WHAT YOU ARE ASKED TO DO: Write the records out again exactly, leaving no images in.

start INPUT MATERIAL

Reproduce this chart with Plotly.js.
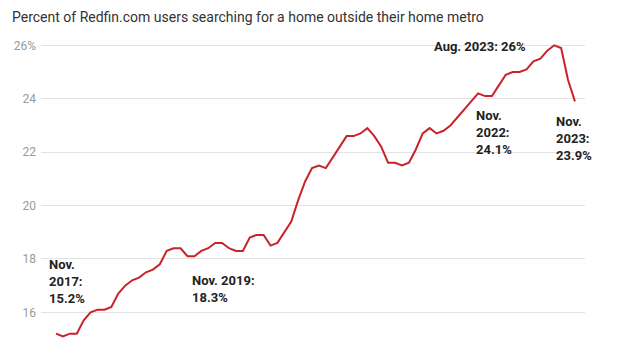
<!DOCTYPE html>
<html>
<head>
<meta charset="utf-8">
<script src="https://cdn.plot.ly/plotly-3.0.1.min.js"></script>
<style>html,body{margin:0;padding:0;background:#fff;}#chart{width:618px;height:357px;}</style>
</head>
<body>
<div id="chart"></div>
<script>
// Monthly, Aug 2017 – Nov 2023
const months = [
  "2017-08","2017-09","2017-10","2017-11","2017-12",
  "2018-01","2018-02","2018-03","2018-04","2018-05","2018-06","2018-07","2018-08","2018-09","2018-10","2018-11","2018-12",
  "2019-01","2019-02","2019-03","2019-04","2019-05","2019-06","2019-07","2019-08","2019-09","2019-10","2019-11","2019-12",
  "2020-01","2020-02","2020-03","2020-04","2020-05","2020-06","2020-07","2020-08","2020-09","2020-10","2020-11","2020-12",
  "2021-01","2021-02","2021-03","2021-04","2021-05","2021-06","2021-07","2021-08","2021-09","2021-10","2021-11","2021-12",
  "2022-01","2022-02","2022-03","2022-04","2022-05","2022-06","2022-07","2022-08","2022-09","2022-10","2022-11","2022-12",
  "2023-01","2023-02","2023-03","2023-04","2023-05","2023-06","2023-07","2023-08","2023-09","2023-10","2023-11"
];
const sharePct = [
  15.2,15.1,15.2,15.2,15.7,
  16.0,16.1,16.1,16.2,16.7,17.0,17.2,17.3,17.5,17.6,17.8,18.3,
  18.4,18.4,18.1,18.1,18.3,18.4,18.6,18.6,18.4,18.3,18.3,18.8,
  18.9,18.9,18.5,18.6,19.0,19.4,20.2,20.9,21.4,21.5,21.4,21.8,
  22.2,22.6,22.6,22.7,22.9,22.6,22.2,21.6,21.6,21.5,21.6,22.1,
  22.7,22.9,22.7,22.8,23.0,23.3,23.6,23.9,24.2,24.1,24.1,24.5,
  24.9,25.0,25.0,25.1,25.4,25.5,25.8,26.0,25.9,24.7,23.9
];
const tickVals = [16,18,20,22,24,26];
const tickText = ["16","18","20","22","24","26%"];
const noteText = [
  "Nov.<br>2017:<br>15.2%",
  "Nov. 2019:<br>18.3%",
  "Aug. 2023: 26%",
  "Nov.<br>2022:<br>24.1%",
  "Nov.<br>2023:<br>23.9%"
];
const titleText = "Percent of Redfin.com users searching for a home outside their home metro";

const xIdx = months.map((m,i)=>i);

const trace = {
  x: xIdx, y: sharePct, type: "scatter", mode: "lines",
  line: {color: "#c9232a", width: 2},
  hoverinfo: "skip"
};

const noteFont = {family: "Roboto, sans-serif", size: 13, color: "#222"};
const notePos = [
  {x: -1.3, y: 17.14},
  {x: 19.36, y: 16.86},
  {x: 54.3, y: 25.97},
  {x: 60.4, y: 22.75},
  {x: 71.97, y: 22.52}
];
const annotations = notePos.map((p,i)=>({
  x: p.x, y: p.y, xref: "x", yref: "y", text: "<b>"+noteText[i]+"</b>",
  showarrow: false, xanchor: "left", yanchor: "middle", align: "left", font: noteFont
}));
annotations.push({
  x: 0, y: 1, xref: "paper", yref: "paper", xanchor: "left", yanchor: "middle",
  xshift: -31, yshift: 27, text: titleText, showarrow: false, align: "left",
  font: {family: "Roboto, sans-serif", size: 14, color: "#333"}
});

const layout = {
  width: 618, height: 357,
  margin: {l: 41, r: 33, t: 44, b: 18},
  paper_bgcolor: "#fff", plot_bgcolor: "#fff",
  showlegend: false,
  xaxis: {range: [-2.17, 76.45], showgrid: false, zeroline: false, showticklabels: false, showline: false, ticks: ""},
  yaxis: {
    range: [15.0, 26.05], tickvals: tickVals, ticktext: tickText,
    showgrid: true, gridcolor: "#e3e3e3", gridwidth: 1, zeroline: false, showline: false, ticks: "",
    ticklabelstandoff: 4,
    tickfont: {family: "Roboto, sans-serif", size: 12, color: "#999"}
  },
  annotations: annotations
};

Plotly.newPlot("chart", [trace], layout, {displayModeBar: false, staticPlot: true});
</script>
</body>
</html>
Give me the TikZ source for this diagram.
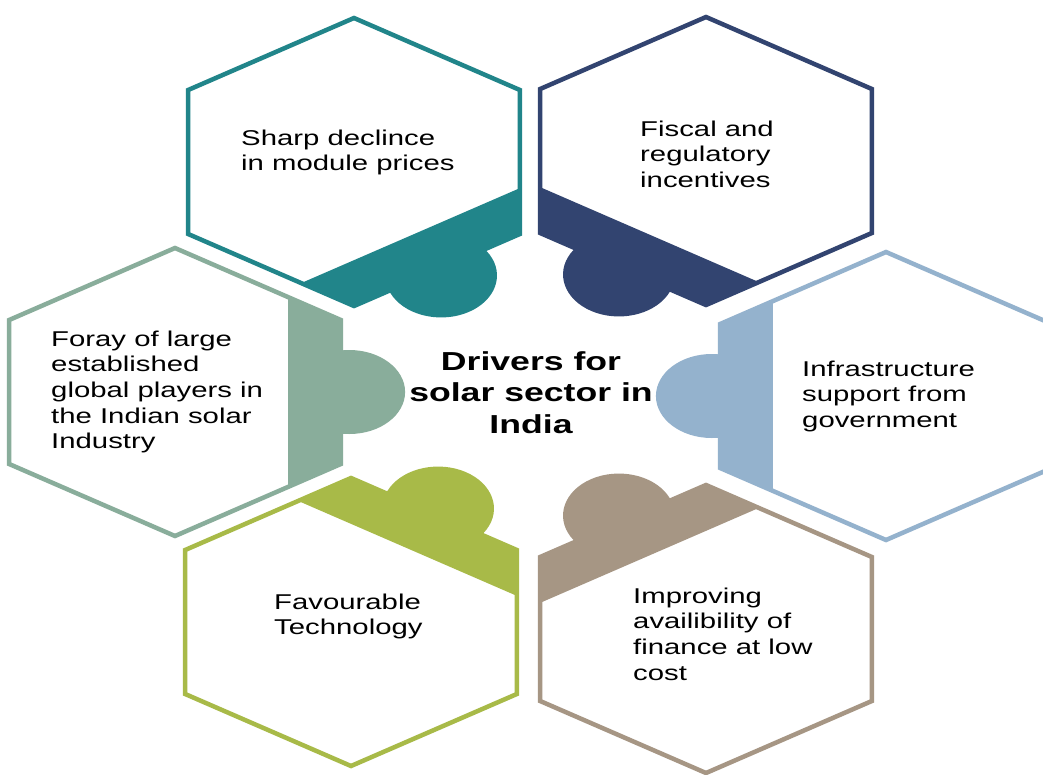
\documentclass[tikz,border=0pt]{standalone}
\usepackage{fontspec}
\setmainfont{Liberation Sans}[FakeStretch=1.37]
\definecolor{cteal}{HTML}{21858A}
\definecolor{cnavy}{HTML}{324470}
\definecolor{csage}{HTML}{89AD9B}
\definecolor{cblue}{HTML}{94B2CD}
\definecolor{cgreen}{HTML}{A8BA48}
\definecolor{ctaupe}{HTML}{A69684}
\tikzset{
  hexline/.style={line width=4.5pt, line join=miter},
  lbl/.style={anchor=base west, align=left, inner sep=0pt,
    font=\fontsize{21.4}{25.7}\selectfont},
  ttl/.style={anchor=base, align=center, inner sep=0pt,
    font=\fontsize{26}{31.7}\selectfont\bfseries},
}
\newcommand\hexpiece[3]{%
  \begin{scope}[shift={#1}, xscale=1.33, rotate=#2]
    \fill[#3] (85,94.9) -- (124.7,72) -- (124.7,-72) -- (85,-94.9) -- cycle;
    \fill[#3] (131,0) circle[radius=42];
    \draw[#3, hexline] (30:144) -- (90:144) -- (150:144) -- (210:144)
      -- (270:144) -- (330:144) -- cycle;
  \end{scope}}
\begin{document}
\begin{tikzpicture}[x=1pt, y=-1pt]
  \useasboundingbox (0,0) rectangle (1043,774);
  \fill[white] (0,0) rectangle (1043,774);
  \clip (0,0) rectangle (1043,774);
  \hexpiece{(354,162)}{-60}{cteal}
  \hexpiece{(706,161)}{-120}{cnavy}
  \hexpiece{(175,392)}{0}{csage}
  \hexpiece{(886,396)}{180}{cblue}
  \hexpiece{(351,622)}{60}{cgreen}
  \hexpiece{(706,629)}{120}{ctaupe}
  % base anchor of a multi-line node = baseline of its last line
  \node[lbl] (t1) at (241,170.7) {Sharp declince\\in module prices};
  \node[lbl] (t2) at (640,187.4) {Fiscal and\\regulatory\\incentives};
  \node[lbl] (t3) at (51,448.8) {Foray of large\\established\\global players in\\the Indian solar\\Industry};
  \node[lbl] (t4) at (802,427.4) {Infrastructure\\support from\\government};
  \node[lbl] (t5) at (274,634.7) {Favourable\\Technology};
  \node[lbl] (t6) at (633,680.1) {Improving\\availibility of\\finance at low\\cost};
  \node[ttl] (c) at (531,433.4) {Drivers for\\solar sector in\\India};
\end{tikzpicture}
\end{document}
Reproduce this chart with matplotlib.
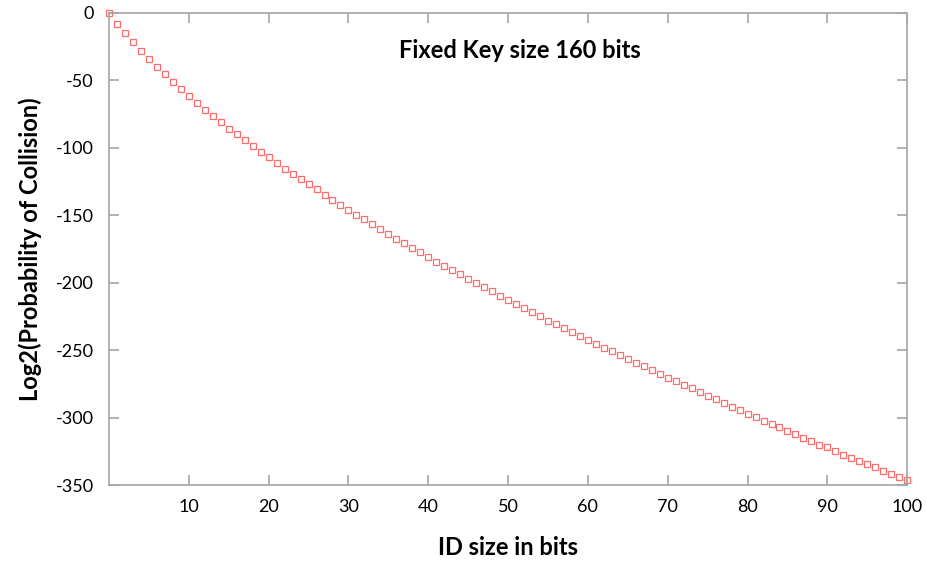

end INPUT MATERIAL

RESULT:
Reproduce this chart with Plotly.js.
<!DOCTYPE html>
<html>
<head>
<meta charset="utf-8">
<script src="https://cdn.plot.ly/plotly-3.0.1.min.js"></script>
<style>html,body{margin:0;padding:0;background:#fff;}#chart{width:618px;height:357px;}</style>
</head>
<body>
<div id="chart"></div>
<script>
// Monthly, Aug 2017 – Nov 2023
const months = [
  "2017-08","2017-09","2017-10","2017-11","2017-12",
  "2018-01","2018-02","2018-03","2018-04","2018-05","2018-06","2018-07","2018-08","2018-09","2018-10","2018-11","2018-12",
  "2019-01","2019-02","2019-03","2019-04","2019-05","2019-06","2019-07","2019-08","2019-09","2019-10","2019-11","2019-12",
  "2020-01","2020-02","2020-03","2020-04","2020-05","2020-06","2020-07","2020-08","2020-09","2020-10","2020-11","2020-12",
  "2021-01","2021-02","2021-03","2021-04","2021-05","2021-06","2021-07","2021-08","2021-09","2021-10","2021-11","2021-12",
  "2022-01","2022-02","2022-03","2022-04","2022-05","2022-06","2022-07","2022-08","2022-09","2022-10","2022-11","2022-12",
  "2023-01","2023-02","2023-03","2023-04","2023-05","2023-06","2023-07","2023-08","2023-09","2023-10","2023-11"
];
const sharePct = [
  15.2,15.1,15.2,15.2,15.7,
  16.0,16.1,16.1,16.2,16.7,17.0,17.2,17.3,17.5,17.6,17.8,18.3,
  18.4,18.4,18.1,18.1,18.3,18.4,18.6,18.6,18.4,18.3,18.3,18.8,
  18.9,18.9,18.5,18.6,19.0,19.4,20.2,20.9,21.4,21.5,21.4,21.8,
  22.2,22.6,22.6,22.7,22.9,22.6,22.2,21.6,21.6,21.5,21.6,22.1,
  22.7,22.9,22.7,22.8,23.0,23.3,23.6,23.9,24.2,24.1,24.1,24.5,
  24.9,25.0,25.0,25.1,25.4,25.5,25.8,26.0,25.9,24.7,23.9
];
const tickVals = [16,18,20,22,24,26];
const tickText = ["16","18","20","22","24","26%"];
const noteText = [
  "Nov.<br>2017:<br>15.2%",
  "Nov. 2019:<br>18.3%",
  "Aug. 2023: 26%",
  "Nov.<br>2022:<br>24.1%",
  "Nov.<br>2023:<br>23.9%"
];
const titleText = "Percent of Redfin.com users searching for a home outside their home metro";

const xIdx = months.map((m,i)=>i);

const trace = {
  x: xIdx, y: sharePct, type: "scatter", mode: "lines",
  line: {color: "#c9232a", width: 2},
  hoverinfo: "skip"
};

const noteFont = {family: "Roboto, sans-serif", size: 13, color: "#222"};
const notePos = [
  {x: -1.3, y: 17.14},
  {x: 19.36, y: 16.86},
  {x: 54.3, y: 25.97},
  {x: 60.4, y: 22.75},
  {x: 71.97, y: 22.52}
];
const annotations = notePos.map((p,i)=>({
  x: p.x, y: p.y, xref: "x", yref: "y", text: "<b>"+noteText[i]+"</b>",
  showarrow: false, xanchor: "left", yanchor: "middle", align: "left", font: noteFont
}));
annotations.push({
  x: 0, y: 1, xref: "paper", yref: "paper", xanchor: "left", yanchor: "middle",
  xshift: -31, yshift: 27, text: titleText, showarrow: false, align: "left",
  font: {family: "Roboto, sans-serif", size: 14, color: "#333"}
});

const layout = {
  width: 618, height: 357,
  margin: {l: 41, r: 33, t: 44, b: 18},
  paper_bgcolor: "#fff", plot_bgcolor: "#fff",
  showlegend: false,
  xaxis: {range: [-2.17, 76.45], showgrid: false, zeroline: false, showticklabels: false, showline: false, ticks: ""},
  yaxis: {
    range: [15.0, 26.05], tickvals: tickVals, ticktext: tickText,
    showgrid: true, gridcolor: "#e3e3e3", gridwidth: 1, zeroline: false, showline: false, ticks: "",
    ticklabelstandoff: 4,
    tickfont: {family: "Roboto, sans-serif", size: 12, color: "#999"}
  },
  annotations: annotations
};

Plotly.newPlot("chart", [trace], layout, {displayModeBar: false, staticPlot: true});
</script>
</body>
</html>
Give me the TikZ source for this diagram.
\documentclass[tikz,border=0pt]{standalone}
\usepackage{fontspec}
\setmainfont{Liberation Sans}[FakeStretch=1.37]
\definecolor{cteal}{HTML}{21858A}
\definecolor{cnavy}{HTML}{324470}
\definecolor{csage}{HTML}{89AD9B}
\definecolor{cblue}{HTML}{94B2CD}
\definecolor{cgreen}{HTML}{A8BA48}
\definecolor{ctaupe}{HTML}{A69684}
\tikzset{
  hexline/.style={line width=4.5pt, line join=miter},
  lbl/.style={anchor=base west, align=left, inner sep=0pt,
    font=\fontsize{21.4}{25.7}\selectfont},
  ttl/.style={anchor=base, align=center, inner sep=0pt,
    font=\fontsize{26}{31.7}\selectfont\bfseries},
}
\newcommand\hexpiece[3]{%
  \begin{scope}[shift={#1}, xscale=1.33, rotate=#2]
    \fill[#3] (85,94.9) -- (124.7,72) -- (124.7,-72) -- (85,-94.9) -- cycle;
    \fill[#3] (131,0) circle[radius=42];
    \draw[#3, hexline] (30:144) -- (90:144) -- (150:144) -- (210:144)
      -- (270:144) -- (330:144) -- cycle;
  \end{scope}}
\begin{document}
\begin{tikzpicture}[x=1pt, y=-1pt]
  \useasboundingbox (0,0) rectangle (1043,774);
  \fill[white] (0,0) rectangle (1043,774);
  \clip (0,0) rectangle (1043,774);
  \hexpiece{(354,162)}{-60}{cteal}
  \hexpiece{(706,161)}{-120}{cnavy}
  \hexpiece{(175,392)}{0}{csage}
  \hexpiece{(886,396)}{180}{cblue}
  \hexpiece{(351,622)}{60}{cgreen}
  \hexpiece{(706,629)}{120}{ctaupe}
  % base anchor of a multi-line node = baseline of its last line
  \node[lbl] (t1) at (241,170.7) {Sharp declince\\in module prices};
  \node[lbl] (t2) at (640,187.4) {Fiscal and\\regulatory\\incentives};
  \node[lbl] (t3) at (51,448.8) {Foray of large\\established\\global players in\\the Indian solar\\Industry};
  \node[lbl] (t4) at (802,427.4) {Infrastructure\\support from\\government};
  \node[lbl] (t5) at (274,634.7) {Favourable\\Technology};
  \node[lbl] (t6) at (633,680.1) {Improving\\availibility of\\finance at low\\cost};
  \node[ttl] (c) at (531,433.4) {Drivers for\\solar sector in\\India};
\end{tikzpicture}
\end{document}
Reproduce this chart with matplotlib.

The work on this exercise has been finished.